17 h 30 Fin de parcours à la buvette
Il était impensable de ne pas y aller : la visite se finit à la buvette de l’Assemblée, qui ressemble plus à un grand café parisien à la décoration fin du XVIIIe qu’à un comptoir quelconque. Le lieu dispose aussi d’un joli jardin. Derrière le comptoir, le serveur s’enquiert des circonscriptions d’origine des députées. “Mais, vous remplacez qui alors ?”. Il répète les noms de Dominique Tian et de Marie-Arlette Carlotti avec un ton grave. “Mais ce qui se passe à la buvette doit rester à la buvette”, prévient-il. Dont acte. Ici aussi, les visages des personnes attablées semblent pour la plupart nouveaux et les mines encore peu assurées.
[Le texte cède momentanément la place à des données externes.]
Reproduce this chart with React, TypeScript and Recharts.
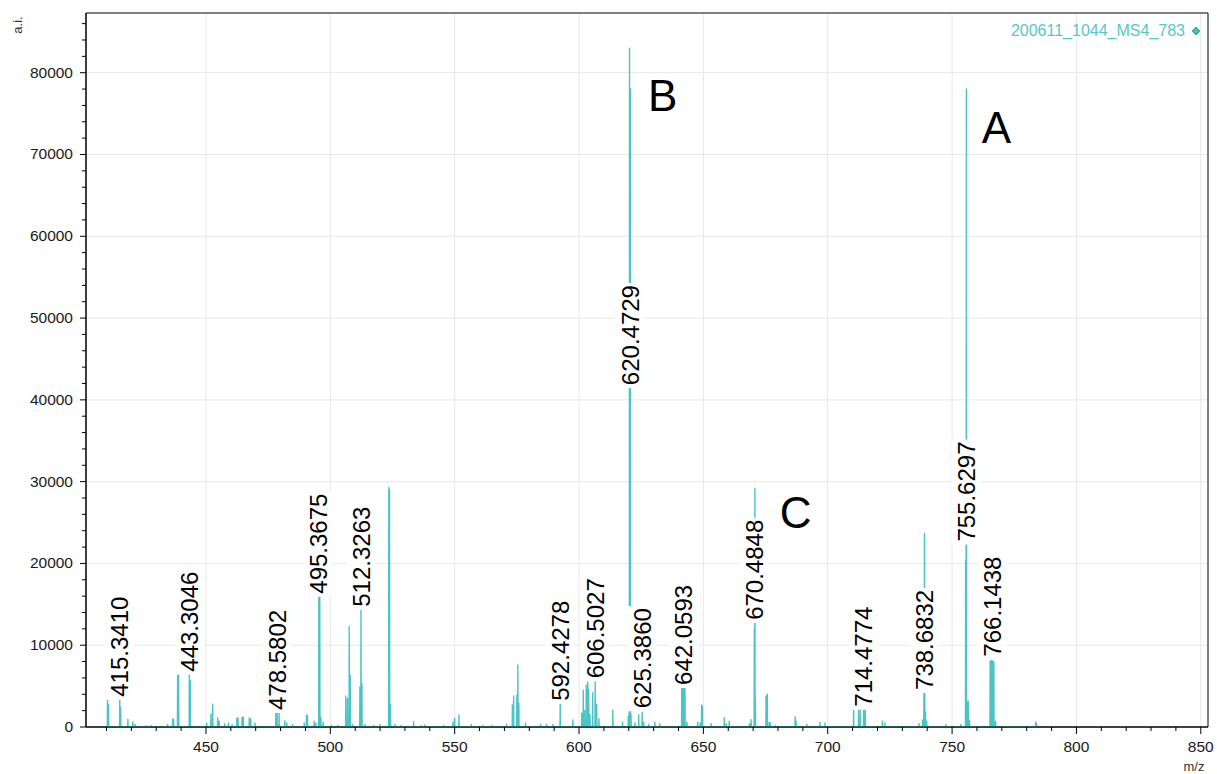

Les deux députées marseillaises discutent un temps avec un député de Paris et un autre de la Haute-Vienne tous deux En Marche. Le premier raconte avec fierté comment son engagement de la première heure lui a permis de gravir les échelons du mouvement. On échange des souvenirs de campagnes dans une atmosphère de rentrée des classes euphorique. “Le cercle d’œnologie, il faut absolument y aller !”, dit l’un. “Tu devrais faire partie du cercle aéronautique !”, conseille un autre à Claire Pitollat qui a son brevet de pilote. “Je suis agréablement surprise, je me demandais à quel degré de protocole on serait confrontés, et finalement, je vois surtout de la convivialité”, se réjouit Cathy Racon-Bouzon. Mardi après-midi, le réel travail parlementaire commencera, avec l’élection du président de l’Assemblée nationale, puis la nomination des vice-présidents. Et probablement les premiers échanges tendus, les premières incompréhensions et dilemmes dans la foulée. Mais la pré-rentrée a bien commencé pour cette nouvelle génération dont le chemin semble, à cette heure, encore pavé de velours.